Eating disorders can develop when a person becomes obsessed with their body shape, weight, and appearance, and they start to use unhealthy methods to lose weight or prevent weight gain. This can include restricting their food intake, purging food from their bodies, and/or exercising excessively. Eating disorders can cause significant physical and mental health complications, and in some cases they can be fatal.
If you believe that your teenager may have an eating disorder, there are several ways in which you can support them to increase the likelihood that they make a full recovery and lead a happy, healthy life.
What causes eating disorders in teenagers?
While most anorexia sufferers are young females with early signs of the condition emerging at the age of 16-17, eating disorders can be brought on by several factors and can affect anyone of any age or gender. However, some teenagers may be vulnerable than others if they have an existing mental health issue like anxiety or depression, a close family member who exhibits disordered eating, or have experienced bullying, trauma, or abuse. There is a lot of societal and media pressure on girls and women to be thin and fit a specific body type. If they take part in a hobby or sport where being slim is viewed as important (e.g., dancing or athletics) this may also be a contributing factor.
Speak to them
Your first step is to offer your child the opportunity to talk to you about anything that is upsetting them. They may decline the offer, but you can still encourage them to speak to another adult they trust. The important thing is that they know you are available to listen.
Find professional help
Eating disorders require professional treatment, so if you have concerns about your child, it is important to find it as soon as possible. The sooner they get the help they need, the quicker their recovery is likely to be. Your first port of call is your family doctor who will be able to provide a referral to a specialist center such as edentreatment.com for assessment and treatment.
Do not judge or criticize their behavior
From the outside, eating disorders can be confusing and frustrating, and this is especially true when our child, who we love and believe is beautiful inside and out, is struggling to see their own beauty.

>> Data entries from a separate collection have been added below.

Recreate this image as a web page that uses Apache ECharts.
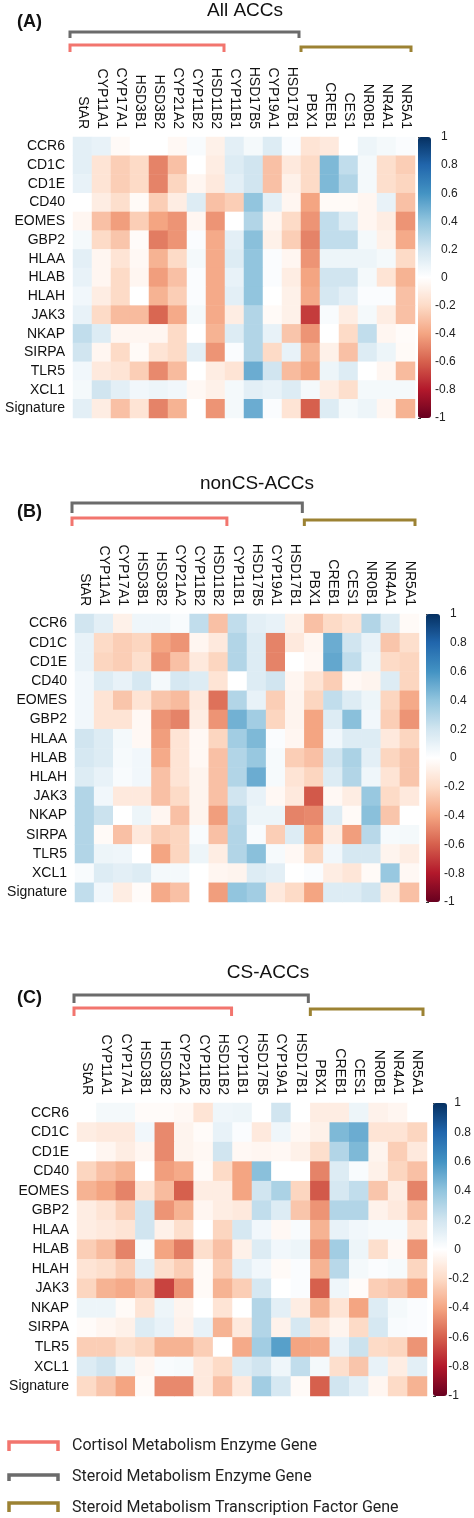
<!DOCTYPE html>
<html><head><meta charset="utf-8">
<script src="https://cdn.jsdelivr.net/npm/echarts@6/dist/echarts.min.js"></script>
<style>html,body{margin:0;padding:0;background:#fff}#c{width:474px;height:1518px}</style>
</head><body><div id="c"></div>
<script>
// ---------- data ----------
const genes = ['StAR','CYP11A1','CYP17A1','HSD3B1','HSD3B2','CYP21A2','CYP11B2','HSD11B2','CYP11B1','HSD17B5','CYP19A1','HSD17B1','PBX1','CREB1','CES1','NR0B1','NR4A1','NR5A1'];
const markers = ['CCR6','CD1C','CD1E','CD40','EOMES','GBP2','HLAA','HLAB','HLAH','JAK3','NKAP','SIRPA','TLR5','XCL1','Signature'];

const allACCs = [
 [0.12, 0.10,-0.03, 0.00, 0.00,-0.04, 0.03,-0.08, 0.12, 0.05, 0.15, 0.02,-0.15,-0.12, 0.00, 0.08, 0.05, 0.02],
 [0.12,-0.15,-0.25,-0.20,-0.50,-0.30, 0.00,-0.10, 0.15, 0.20,-0.30,-0.12,-0.20, 0.45, 0.25, 0.05,-0.18,-0.25],
 [0.10,-0.15,-0.25,-0.20,-0.50,-0.22,-0.05,-0.12, 0.12, 0.20,-0.30,-0.08,-0.20, 0.45, 0.30, 0.05,-0.18,-0.22],
 [0.00,-0.10,-0.18,-0.03,-0.25,-0.10, 0.15,-0.30,-0.25, 0.40, 0.12,-0.05,-0.40,-0.03,-0.03,-0.05, 0.10,-0.30],
 [-0.05,-0.30,-0.42,-0.25,-0.40,-0.45,-0.05,-0.45, 0.00, 0.30,-0.05,-0.20,-0.45, 0.25, 0.15,-0.05,-0.10,-0.45],
 [0.05,-0.20,-0.28,-0.02,-0.52,-0.45, 0.02,-0.38, 0.12, 0.42,-0.08,-0.25,-0.50, 0.25, 0.25, 0.05,-0.08,-0.38],
 [0.12,-0.05,-0.15,-0.04,-0.35,-0.20, 0.05,-0.38, 0.15, 0.40, 0.02,-0.05,-0.45, 0.08, 0.08, 0.08, 0.05,-0.20],
 [0.10,-0.05,-0.20,-0.05,-0.42,-0.30, 0.02,-0.38, 0.10, 0.40, 0.02,-0.10,-0.40, 0.20, 0.20, 0.05,-0.15,-0.35],
 [0.06,-0.10,-0.20, 0.00,-0.35,-0.25, 0.02,-0.38, 0.12, 0.40, 0.00,-0.08,-0.38, 0.18, 0.12, 0.02, 0.02,-0.30],
 [0.10,-0.20,-0.32,-0.32,-0.58,-0.38, 0.05,-0.38,-0.10, 0.30,-0.03,-0.08,-0.70, 0.03,-0.10, 0.05,-0.10,-0.30],
 [0.25, 0.15,-0.05,-0.05,-0.05,-0.20, 0.00,-0.35, 0.15, 0.30, 0.10,-0.28,-0.45, 0.00,-0.20, 0.25,-0.05,-0.02],
 [0.20,-0.05,-0.20,-0.03,-0.15,-0.20, 0.12,-0.45, 0.02, 0.30,-0.20, 0.10,-0.35,-0.08,-0.30, 0.15, 0.08,-0.03],
 [0.06,-0.12,-0.15,-0.25,-0.48,-0.32, 0.00,-0.10,-0.15, 0.50, 0.20,-0.32,-0.40, 0.08, 0.15, 0.00,-0.05,-0.32],
 [0.05, 0.20, 0.12, 0.06, 0.08, 0.06,-0.04,-0.08, 0.05, 0.12, 0.10, 0.15, 0.05,-0.10,-0.18, 0.05, 0.05, 0.05],
 [0.12,-0.10,-0.30,-0.15,-0.50,-0.35, 0.00,-0.45, 0.05, 0.50, 0.02,-0.15,-0.60, 0.15, 0.05, 0.08,-0.05,-0.35]
];

const nonCSACCs = [
 [0.20, 0.12,-0.08, 0.07, 0.07, 0.03, 0.25,-0.30, 0.25, 0.12, 0.10,-0.08,-0.30,-0.20,-0.15, 0.30, 0.15,-0.03],
 [0.10,-0.20,-0.25,-0.22,-0.40,-0.45,-0.05,-0.12, 0.30, 0.15,-0.50,-0.12,-0.05, 0.50, 0.20, 0.10,-0.28,-0.18],
 [0.10,-0.22,-0.25,-0.18,-0.45,-0.30,-0.12,-0.22, 0.30, 0.15,-0.50, 0.00,-0.04, 0.52, 0.25, 0.08,-0.20,-0.22],
 [0.06, 0.15, 0.10, 0.18, 0.05, 0.18, 0.15,-0.15, 0.00, 0.15, 0.20,-0.05,-0.15,-0.25,-0.04,-0.06, 0.15,-0.22],
 [0.06,-0.15,-0.28,-0.15,-0.28,-0.32,-0.12,-0.55, 0.30, 0.10,-0.25,-0.06,-0.22, 0.25, 0.15, 0.08,-0.22,-0.38],
 [0.06,-0.15,-0.15,-0.04,-0.45,-0.50,-0.10,-0.45, 0.48, 0.35,-0.22,-0.06,-0.40, 0.15, 0.42, 0.06,-0.25,-0.45],
 [0.20, 0.15, 0.05,-0.04,-0.42,-0.15,-0.04,-0.22, 0.35, 0.45, 0.02,-0.05,-0.40, 0.06, 0.15, 0.15,-0.12,-0.22],
 [0.18, 0.15, 0.04, 0.06,-0.38,-0.15,-0.04,-0.30, 0.30, 0.38, 0.04,-0.25,-0.30, 0.20, 0.32, 0.12,-0.22,-0.28],
 [0.15, 0.10, 0.03, 0.06,-0.30,-0.15,-0.06,-0.30, 0.30, 0.50, 0.04,-0.15,-0.22, 0.15, 0.30, 0.07,-0.15,-0.28],
 [0.30, 0.06,-0.12,-0.12,-0.30,-0.20,-0.06,-0.30, 0.20, 0.10,-0.04,-0.12,-0.62,-0.04,-0.10, 0.38,-0.20,-0.12],
 [0.30, 0.22, 0.00, 0.08,-0.05,-0.30,-0.06,-0.42, 0.28, 0.08, 0.08,-0.50,-0.48, 0.15,-0.03, 0.42,-0.28, 0.00],
 [0.30,-0.03,-0.30,-0.12,-0.25,-0.22, 0.03,-0.30, 0.30, 0.03,-0.25, 0.15,-0.40,-0.10,-0.42, 0.28, 0.04, 0.05],
 [0.30, 0.08, 0.07, 0.00,-0.40,-0.22, 0.08,-0.10, 0.30, 0.42, 0.04,-0.04,-0.22, 0.06, 0.18, 0.18,-0.06,-0.10],
 [0.03, 0.15, 0.12, 0.15, 0.05, 0.05, 0.00,-0.05,-0.06, 0.15, 0.12, 0.00, 0.02,-0.10,-0.14,-0.03, 0.38,-0.04],
 [0.25, 0.06,-0.10,-0.02,-0.38,-0.30, 0.00,-0.42, 0.40, 0.35,-0.12,-0.20,-0.40, 0.15, 0.15, 0.20,-0.10,-0.30]
];

const csACCs = [
 [0.00, 0.05, 0.05,-0.02,-0.02,-0.04,-0.15, 0.07, 0.08, 0.00, 0.20, 0.00,-0.10,-0.10, 0.08,-0.07,-0.05, 0.00],
 [-0.10,-0.12,-0.12, 0.06,-0.48,-0.06,-0.02, 0.10, 0.02,-0.12, 0.07,-0.04,-0.08, 0.45, 0.50,-0.15,-0.15,-0.22],
 [0.00,-0.05,-0.10,-0.05,-0.48,-0.06,-0.04, 0.20,-0.04,-0.05,-0.04,-0.08,-0.18, 0.30, 0.45,-0.06,-0.25,-0.12],
 [-0.22,-0.30,-0.35, 0.00,-0.42,-0.38,-0.03,-0.20,-0.40, 0.42, 0.00, 0.00,-0.50, 0.15, 0.03,-0.08,-0.22,-0.30],
 [-0.35,-0.40,-0.50,-0.15,-0.32,-0.60,-0.10,-0.10,-0.40, 0.20, 0.32,-0.22,-0.62, 0.18, 0.25,-0.28,-0.10,-0.50],
 [-0.10,-0.15,-0.25, 0.20,-0.45,-0.35,-0.05,-0.10,-0.12, 0.25, 0.15,-0.28,-0.45, 0.30, 0.30,-0.07,-0.12,-0.30],
 [-0.10,-0.12,-0.15, 0.20,-0.08,-0.18, 0.00,-0.22, 0.18, 0.06,-0.04, 0.03,-0.35, 0.10, 0.06, 0.04, 0.04,-0.15],
 [-0.25,-0.32,-0.50, 0.03,-0.40,-0.52,-0.18,-0.30,-0.08, 0.15, 0.06, 0.08,-0.45, 0.35, 0.08,-0.18,-0.04,-0.45],
 [-0.15,-0.18,-0.25, 0.12,-0.18,-0.25,-0.03,-0.25, 0.12, 0.06,-0.03, 0.02,-0.35, 0.28, 0.05, 0.02, 0.04,-0.22],
 [-0.22,-0.35,-0.38,-0.30,-0.68,-0.45,-0.03,-0.35,-0.25, 0.18, 0.00, 0.02,-0.60, 0.07,-0.02,-0.25,-0.28,-0.40],
 [0.08, 0.08,-0.03,-0.15, 0.08,-0.06, 0.00,-0.15, 0.00, 0.30, 0.12,-0.10,-0.35,-0.15,-0.40, 0.15, 0.05, 0.02],
 [-0.02,-0.05,-0.08, 0.15, 0.10,-0.07, 0.10,-0.35,-0.12, 0.30,-0.07, 0.18,-0.15,-0.06,-0.20, 0.18, 0.03, 0.02],
 [-0.25,-0.25,-0.18,-0.22,-0.35,-0.35,-0.25, 0.00,-0.38, 0.35, 0.55,-0.40,-0.38, 0.10, 0.22,-0.20,-0.22,-0.45],
 [0.15, 0.20, 0.08,-0.05, 0.03, 0.04,-0.12,-0.20, 0.15, 0.20, 0.07, 0.25, 0.05,-0.18,-0.28, 0.10,-0.10, 0.12],
 [-0.20,-0.28,-0.40,-0.03,-0.48,-0.48,-0.12,-0.30,-0.12, 0.35, 0.18,-0.03,-0.60, 0.20, 0.12,-0.05,-0.20,-0.35]
];

const colorbarRange = [-1, 1];
const colorbarStep = 0.2;
const legendItems = ['Cortisol Metabolism Enzyme Gene','Steroid Metabolism Enzyme Gene','Steroid Metabolism Transcription Factor Gene'];

// ---------- styling / layout ----------
const RdBu = ['#67001f','#b2182b','#d6604d','#f4a582','#fddbc7','#ffffff','#d1e5f0','#92c5de','#4393c3','#2166ac','#053061'];
const C_RED = '#f2756e', C_GREY = '#6b6b6b', C_GOLD = '#9c8233';
const FONT = '"Liberation Sans", Arial, Helvetica, sans-serif';

const panels = [
  {title:'All ACCs', tag:'(A)', values: allACCs,
   grid:{left:73, top:137, width:342, height:281}, bar:{left:418, width:13},
   titleY:11, titleX:245, tagY:22, br:{grey:[32,38], red:[45,52], gold:[47,52]}},
  {title:'nonCS-ACCs', tag:'(B)', values: nonCSACCs,
   grid:{left:75, top:614, width:344, height:288}, bar:{left:426, width:14},
   titleY:484, titleX:257, tagY:512, br:{grey:[503,513], red:[518,526], gold:[520,526]}},
  {title:'CS-ACCs', tag:'(C)', values: csACCs,
   grid:{left:77, top:1103, width:350, height:293}, bar:{left:433, width:14},
   titleY:973, titleX:268, tagY:998, br:{grey:[995,1003], red:[1008,1016], gold:[1009,1016]}}
];

const grids = [], xAxes = [], yAxes = [], series = [], visualMaps = [], graphics = [];

function bracket(x0, x1, yTop, yBot, color, lw) {
  return {type:'polyline', silent:true, z:10,
    shape:{points:[[x0,yBot],[x0,yTop],[x1,yTop],[x1,yBot]]},
    style:{stroke:color, lineWidth:lw, fill:null, lineJoin:'miter'}};
}

panels.forEach((p, i) => {
  grids.push(Object.assign({}, p.grid));
  xAxes.push({type:'category', gridIndex:i, position:'top', data:genes,
    axisLine:{show:false}, axisTick:{show:false}, splitLine:{show:false},
    axisLabel:{rotate:90, fontSize:14, margin:8, color:'#111', fontFamily:FONT, interval:0}});
  yAxes.push({type:'category', gridIndex:i, data:markers, inverse:true,
    axisLine:{show:false}, axisTick:{show:false}, splitLine:{show:false},
    axisLabel:{fontSize:14, margin:8, color:'#111', fontFamily:FONT, interval:0}});
  const data = [];
  p.values.forEach((row, r) => row.forEach((v, c) => data.push([c, r, v])));
  series.push({type:'heatmap', xAxisIndex:i, yAxisIndex:i, data:data,
    itemStyle:{borderWidth:0}, emphasis:{disabled:true}, progressive:0});
  visualMaps.push({type:'continuous', seriesIndex:i, min:colorbarRange[0], max:colorbarRange[1],
    calculable:false, realtime:false, hoverLink:false, orient:'vertical', padding:0,
    left:p.bar.left, top:p.grid.top, itemWidth:p.bar.width, itemHeight:p.grid.height,
    inRange:{color:RdBu}, text:null});

  // titles
  graphics.push({type:'text', x:p.titleX, y:p.titleY, silent:true,
    style:{text:p.title, fontSize:19, fontFamily:FONT, fill:'#111', textAlign:'center', textVerticalAlign:'middle'}});
  graphics.push({type:'text', x:17, y:p.tagY, silent:true,
    style:{text:p.tag, fontSize:18, fontWeight:'bold', fontFamily:FONT, fill:'#111', textAlign:'left', textVerticalAlign:'middle'}});

  // brackets derived from grid geometry
  const cw = p.grid.width / genes.length;
  const L = p.grid.left, R = p.grid.left + p.grid.width;
  const c8 = L + 8*cw, c12 = L + 12*cw;
  graphics.push(bracket(L-3, c12-2, p.br.grey[0], p.br.grey[1], C_GREY, 3));
  graphics.push(bracket(L-3, c8-1, p.br.red[0], p.br.red[1], C_RED, 3));
  graphics.push(bracket(c12, R-4, p.br.gold[0], p.br.gold[1], C_GOLD, 3));
});

// colorbar axes
panels.forEach((p, i) => {
  const gi = panels.length + i;
  grids.push({left:p.bar.left, top:p.grid.top, width:p.bar.width, height:p.grid.height});
  xAxes.push({type:'value', gridIndex:gi, show:false, min:0, max:1});
  yAxes.push({type:'value', gridIndex:gi, position:'right', min:colorbarRange[0], max:colorbarRange[1], interval:colorbarStep,
    axisLine:{show:false}, splitLine:{show:false},
    axisTick:{show:true, length:3, lineStyle:{color:'#333', width:1}},
    axisLabel:{fontSize:12, margin:4, color:'#222', fontFamily:FONT, align:'left',
      formatter: v => { const s = String(Math.round(v*10)/10); return v >= 0 ? '\u2002' + s : s; }}});
});

// legend
const legendColors = [C_RED, C_GREY, C_GOLD];
const legendTops = [1442, 1475, 1503];
const legendBots = [1451, 1481, 1512];
const legendTextY = [1446, 1477, 1508];
legendItems.forEach((t, k) => {
  graphics.push(bracket(9, 58, legendTops[k], legendBots[k], legendColors[k], 3.5));
  graphics.push({type:'text', x:72, y:legendTextY[k], silent:true,
    style:{text:t, fontSize:16, fontFamily:'Roboto, "Liberation Sans", Arial, sans-serif', fill:'#222', textAlign:'left', textVerticalAlign:'middle'}});
});

const chart = echarts.init(document.getElementById('c'), null, {renderer:'canvas'});
chart.setOption({
  animation:false,
  backgroundColor:'#ffffff',
  grid:grids, xAxis:xAxes, yAxis:yAxes, series:series,
  visualMap:visualMaps, graphic:graphics
});
</script></body></html>
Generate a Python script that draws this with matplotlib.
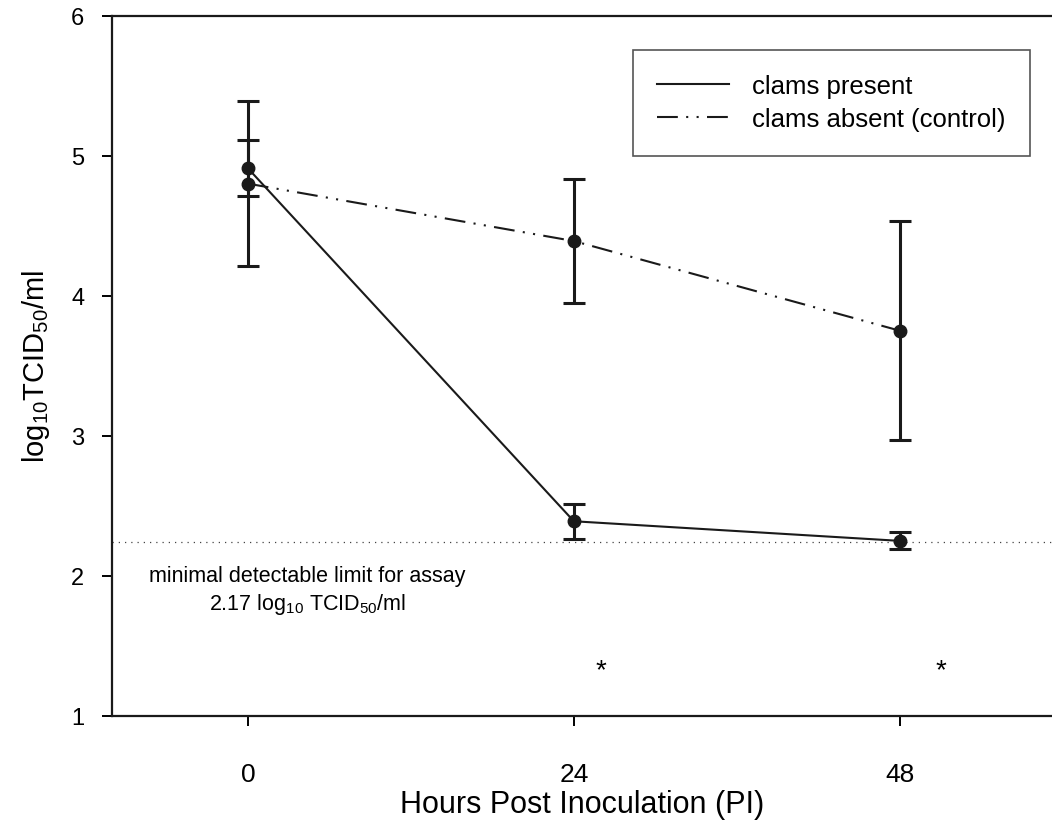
import matplotlib
matplotlib.use('Agg')
import matplotlib.pyplot as plt
from matplotlib.lines import Line2D

plt.rcParams['font.family'] = ['Liberation Sans', 'DejaVu Sans']
plt.rcParams['mathtext.default'] = 'regular'

hours = [0, 24, 48]
present = [4.91, 2.39, 2.25]
present_err = [0.20, 0.125, 0.06]
control = [4.80, 4.39, 3.75]
control_err = [0.59, 0.44, 0.78]
detect_limit = 2.24
star_x = [26, 51]
star_y = [1.33, 1.33]

ink = '#1a1a1a'
ctrl_dash = (10, 4, 1, 4, 1, 4)

fig = plt.figure(figsize=(10.52, 8.29), dpi=100)
ax = fig.add_axes([112 / 1052, 1 - 717 / 829, 1 - 112 / 1052, (717 - 16.5) / 829])

ax.errorbar(hours, present, yerr=present_err, color=ink, lw=1.5, elinewidth=2.2,
            capsize=8, capthick=2.2, marker='o', ms=9)
ax.errorbar(hours, control, yerr=control_err, color=ink, lw=1.5, elinewidth=2.2,
            capsize=8, capthick=2.2, marker='o', ms=9, dashes=ctrl_dash)

ax.axhline(detect_limit, color='#444444', lw=0.9, ls=(0, (1, 4)))

ax.text(4.4, 2.0, 'minimal detectable limit for assay', fontsize=15.5, ha='center', va='center')
ax.text(4.4, 1.8, '2.17 log$_{10}$ TCID$_{50}$/ml', fontsize=15.5, ha='center', va='center')
for x, y in zip(star_x, star_y):
    ax.text(x, y, '*', fontsize=20, ha='center', va='center')

ax.set_xlim(-10, 59.2)
ax.set_ylim(1, 6)
ax.set_xticks(hours)
ax.set_yticks([1, 2, 3, 4, 5, 6])
ax.spines['right'].set_visible(False)
for s in ['left', 'top', 'bottom']:
    ax.spines[s].set_linewidth(1.6)
    ax.spines[s].set_color(ink)
ax.tick_params(direction='out', length=7, width=1.4)
ax.tick_params(axis='y', labelsize=17, pad=13)
ax.tick_params(axis='x', labelsize=19, pad=26)

ax.set_xlabel('Hours Post Inoculation (PI)', fontsize=22, labelpad=2)
ax.set_ylabel('log$_{10}$TCID$_{50}$/ml', fontsize=21, labelpad=14)

handles = [Line2D([], [], color=ink, lw=1.5),
           Line2D([], [], color=ink, lw=1.5, dashes=ctrl_dash)]
leg = ax.legend(handles, ['clams present', 'clams absent (control)'], loc='upper right',
                bbox_to_anchor=((1030 - 112) / (1052 - 112), (717 - 51) / (717 - 16.5)),
                borderaxespad=0, fontsize=18.5, frameon=True, fancybox=False,
                handlelength=2.8, handletextpad=0.9, labelspacing=0.35, borderpad=0.95)
leg.get_frame().set_edgecolor('#555555')
leg.get_frame().set_linewidth(1.2)
leg.get_frame().set_alpha(1)

fig.savefig('out.png', dpi=100)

However, it is important not to minimize their issues or criticize their behavior. Let them know that their feelings are important to you.
Learn more about eating disorders
Eating disorders are complicated and can be confusing, so make it your business to find out what you can about their diagnosis as well as their personal triggers, concerns, and behaviors. This will put you in a better position to provide support and show your child that you are there for them.
Stop talking about diets, body shape, or weight
For many people, talking about the foods we eat, weight loss or gain, body shape, and diets is everyday trivial, conversation, but for children and adults with eating disorders this kind of talk can be distressing and triggering.
Eating disorders are not cured overnight, and your child will likely fall back into old eating habits on their road to recovery. The best thing you can do for them is remain positive and patient, reassuring them that they are on the right path and you are there for them.